= Mir (theatre) =

Mir (Концертный зал «Мир») is a theatre and concert hall in the center of Moscow (Tsvetnoy Boulevard, House 11). It is located in a building built in 1881.

== History ==
An eight-stone building was built on Tsvetnoy Boulevard in 1881, designed to show the panorama of "Plevna". In 1886 the building was bought by the brothers Nikitin and they opened a circus there. Later, a horse riding arena was established in the building. During the Russian Civil War, the arena burned down, and since then the building was empty.

In 1957, the reconstruction of the building for a cinema was started by architects V. A. Butuzov, N. S. Strigalova, M. I. Bogdanov, and engineers L. Bogatkin, V. Kotov, and A. Levenshtein. During the reconstruction only the original brick walls were preserved. The new cinema "Mir" (translating as "world") was opened on February 28, 1958 as a Kinopanorama cinema. In 1960, it was converted into a larger widescreen cinema with 1,220 seats.

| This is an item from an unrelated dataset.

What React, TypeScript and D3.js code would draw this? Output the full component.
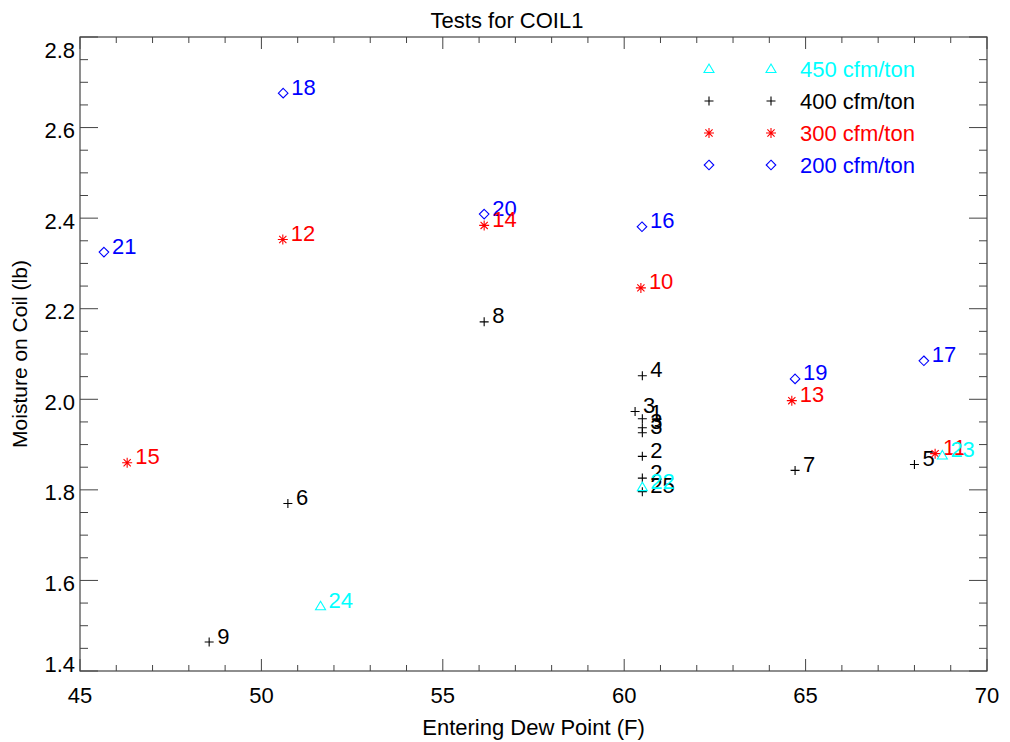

In 2006 the cinema was again reconstructed, after which it opened as a concert hall for 923 spectators. The last reconstruction was carried out in 2017, after which Mir became a concert and entertainment venue.

== Architecture ==
The building is brick, octagonal in plan. The diameter of the cylindrical auditorium is about 40 m. Its walls were lined with vertical wooden slats in order to improve the building's acoustics. The hall is covered with a conical dome from metal trusses. Outside, the walls are faced with gray ceramic tiles. The octagon of the main volume rises above the glazed rectangular volume, where the lobby of the cinema is located. The combination of glass and the matte surfaces of the walls is characteristic of Soviet architecture of the second half of the 1950s.